A protester holds up a sign that says 'defund school police' outside the Unified School District headquarters in Los Angeles.

Criminalizing Kids

Published — September 16, 2021

ACLU renews push for school policing law after our investigation

People protest outside the Unified School District headquarters calling on the board of education to fully defund L.A. school police on June 22, 2021, in Los Angeles, Calif. (Mario Tama/Getty Images)

Introduction

The numbers are troubling, the images and stories indelible.

Despite years of pressure on schools to stop policing students, we found that students continue to suffer from encounters with law enforcement in communities big and small.

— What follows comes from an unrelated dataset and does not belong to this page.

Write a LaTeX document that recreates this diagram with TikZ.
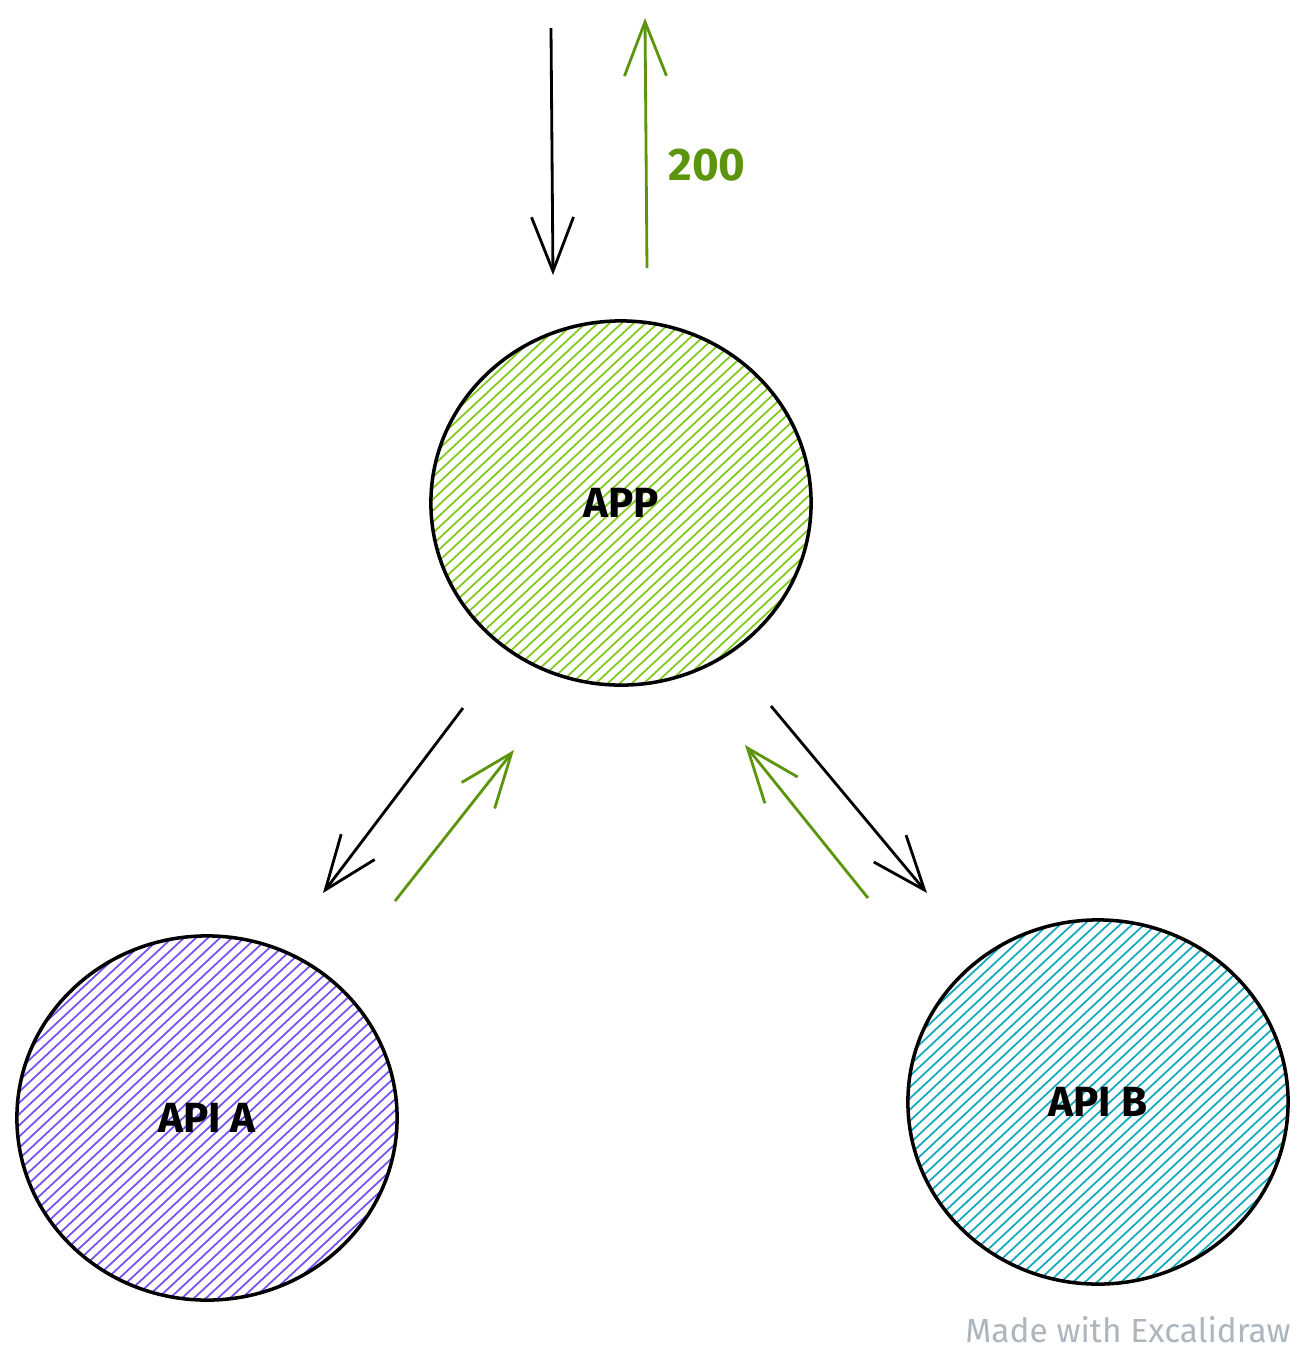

In Maryland’s largest school district, police body camera footage captured an officer handcuffing a Black kindergarten student, telling the child that “these are for people who don’t want to listen and don’t know how to act.”

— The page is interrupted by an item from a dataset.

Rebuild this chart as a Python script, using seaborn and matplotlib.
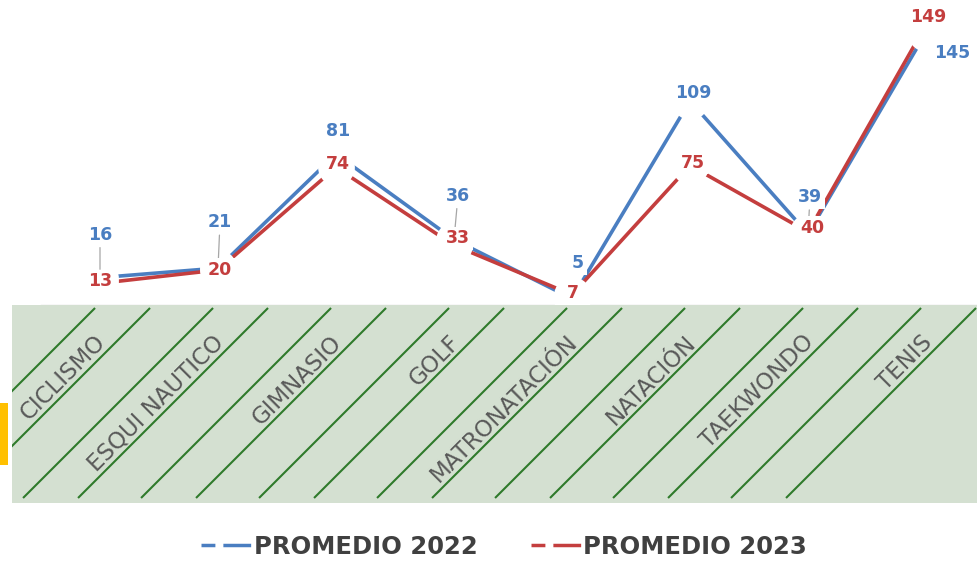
import numpy as np
import pandas as pd
import matplotlib
matplotlib.use('Agg')
import matplotlib.pyplot as plt
import seaborn as sns
from matplotlib.patches import Rectangle
from matplotlib.lines import Line2D

# datos
categorias = ['CICLISMO', 'ESQUI NAUTICO', 'GIMNASIO', 'GOLF',
              'MATRONATACIÓN', 'NATACIÓN', 'TAEKWONDO', 'TENIS']
promedio_2022 = [16, 21, 81, 36, 5, 109, 39, 145]
promedio_2023 = [13, 20, 74, 33, 7, 75, 40, 149]
series = ['PROMEDIO 2022', 'PROMEDIO 2023']

AZUL = '#4A7EC1'
ROJO = '#C43E3E'
GRIS = '#595959'

# posicion de las etiquetas (pixeles respecto al punto)
off_2022 = [(0, 43), (2, 46), (2, 23), (4, 44), (6, 35), (3, 8), (2, 37), (26, -21)]
off_2023 = [(0, 2), (2, 0), (2, 3), (4, 7), (1, 2), (3, 3), (4, 4), (2, 8)]
guia_2022 = [True, True, False, True, False, False, True, False]

df = pd.DataFrame({
    'categoria': categorias * 2,
    'valor': promedio_2022 + promedio_2023,
    'serie': [series[0]] * len(categorias) + [series[1]] * len(categorias),
})

sns.set_style('white')
plt.rcParams['font.family'] = ['DejaVu Sans']

W, H = 977, 564
fig = plt.figure(figsize=(W / 100, H / 100), dpi=100)

# eje principal (lineas)
ax = fig.add_axes([41 / W, (H - 305) / H, 944 / W, 305 / H])
sns.lineplot(data=df, x='categoria', y='valor', hue='serie', sort=False,
             palette=[AZUL, ROJO], linewidth=2.6, legend=False, ax=ax)
# huecos blancos alrededor de cada punto (como las etiquetas de Excel)
sns.scatterplot(data=df, x='categoria', y='valor', color='white', s=700,
                linewidth=0, legend=False, ax=ax, zorder=4)
ax.set_xlim(-0.5, 7.5)
ax.set_ylim(3 / 1.9, 308 / 1.9)
ax.set_xticks([])
ax.set_yticks([])
ax.set_xlabel('')
ax.set_ylabel('')
for s in ['top', 'left', 'right']:
    ax.spines[s].set_visible(False)
ax.spines['bottom'].set_color('#d9d9d9')
ax.spines['bottom'].set_linewidth(1)
ax.set_facecolor('none')

caja = dict(boxstyle='square,pad=0.15', fc='white', ec='none')
for vals, offs, col, guias in [(promedio_2022, off_2022, AZUL, guia_2022),
                               (promedio_2023, off_2023, ROJO, [False] * 8)]:
    for i, v in enumerate(vals):
        arrow = None
        if guias[i]:
            arrow = dict(arrowstyle='-', color='#a6a6a6', lw=0.9,
                         shrinkA=1, shrinkB=6)
        ax.annotate(str(v), xy=(i, v), xytext=offs[i], textcoords='offset pixels',
                    ha='center', va='center', color=col, fontsize=12.5,
                    fontweight='bold', bbox=caja, arrowprops=arrow, zorder=6)

# franja verde con rayas y nombres de categoria
axg = fig.add_axes([12 / W, (H - 503) / H, 965 / W, 198 / H])
x0 = (12 - 41) / 118 - 0.5
x1 = (977 - 41) / 118 - 0.5
axg.set_xlim(x0, x1)
axg.set_ylim(198, 0)
axg.axis('off')
axg.add_patch(Rectangle((x0, 0), x1 - x0, 198, fc='#D4E0D1', ec='none', zorder=0))
for i in range(len(categorias)):
    for d in (-0.042, 0.424):
        axg.plot([i + d, i + d - 190 / 118], [3, 193], color='#2F7A2B', lw=1.5,
                 solid_capstyle='butt', zorder=1)
    axg.text(i + 0.02, 34, categorias[i], rotation=45, rotation_mode='anchor',
             ha='right', va='center', color=GRIS, fontsize=16.5, zorder=2)

# barra amarilla a la izquierda
fig.patches.append(Rectangle((0, (H - 465) / H), 8 / W, 62 / H, fc='#FFC000', ec='none',
                             transform=fig.transFigure, figure=fig))

# leyenda
manijas = [Line2D([], [], color=AZUL, lw=2.5, dashes=(4.0, 2.3, 8.0, 20)),
           Line2D([], [], color=ROJO, lw=2.5, dashes=(4.0, 2.3, 8.0, 20))]
fig.legend(manijas, series, loc='center', bbox_to_anchor=(504 / W, 17 / H), ncol=2,
           frameon=False, prop={'weight': 'bold', 'size': 17.5}, labelcolor='#404040',
           handlelength=2.06, handletextpad=0.1, columnspacing=2.2)

fig.savefig('out.png', dpi=100)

A Center for Public Integrity analysis of U.S. Department of Education data found that Black students and students with disabilities were referred to law enforcement at nearly twice their share of the overall student population.

“It’s important that we have this information and access to data so that schools are aware and monitoring this,” said Sarah Hinger, senior staff attorney with the American Civil Liberties Union’s Racial Justice Program. “The disparities, the persistence of this problem generally, is deep-seated like so many facets of racism and inequity in America.”

Referencing our latest investigation on school policing, the ACLU is renewing its push for public support of the Counseling not Criminalization in Schools Act, federal legislation that would divert billions in federal funding from school policing, freeing up those funds for schools to hire more mental health professionals and trauma-informed staff.

According to a 2017 ACLU report, more than 14 million students go to schools with campus police officers but no nurses, counselors, psychologists or social workers.

To help unearth disparities in law enforcement referrals in some of those communities, we collaborated with newsrooms across the country.

Our reporting partners at the Cobb County Courier in Georgia investigated the case of a 13-year-old autistic student who was referred to juvenile court on felony charges without his family’s knowledge. The Cobb County school district is now facing a state investigation.

In Connecticut, CT News Junkie found dozens of schools where students with disabilities represented a disproportionate share of law enforcement referrals, raising alarm among disability rights advocates.

Nearly 230,000 students nationwide were referred to law enforcement during the 2017-18 school year, with roughly a quarter of those referrals leading to arrests, our analysis of federal data revealed.

“Too often, police are called upon and brought in because it’s a visible, seemingly quick response for a sense of reassurance, even if it’s a false sense,” Hinger said. “We need to shift away from spending education funding on things that don’t make schools safer and actually harm kids.”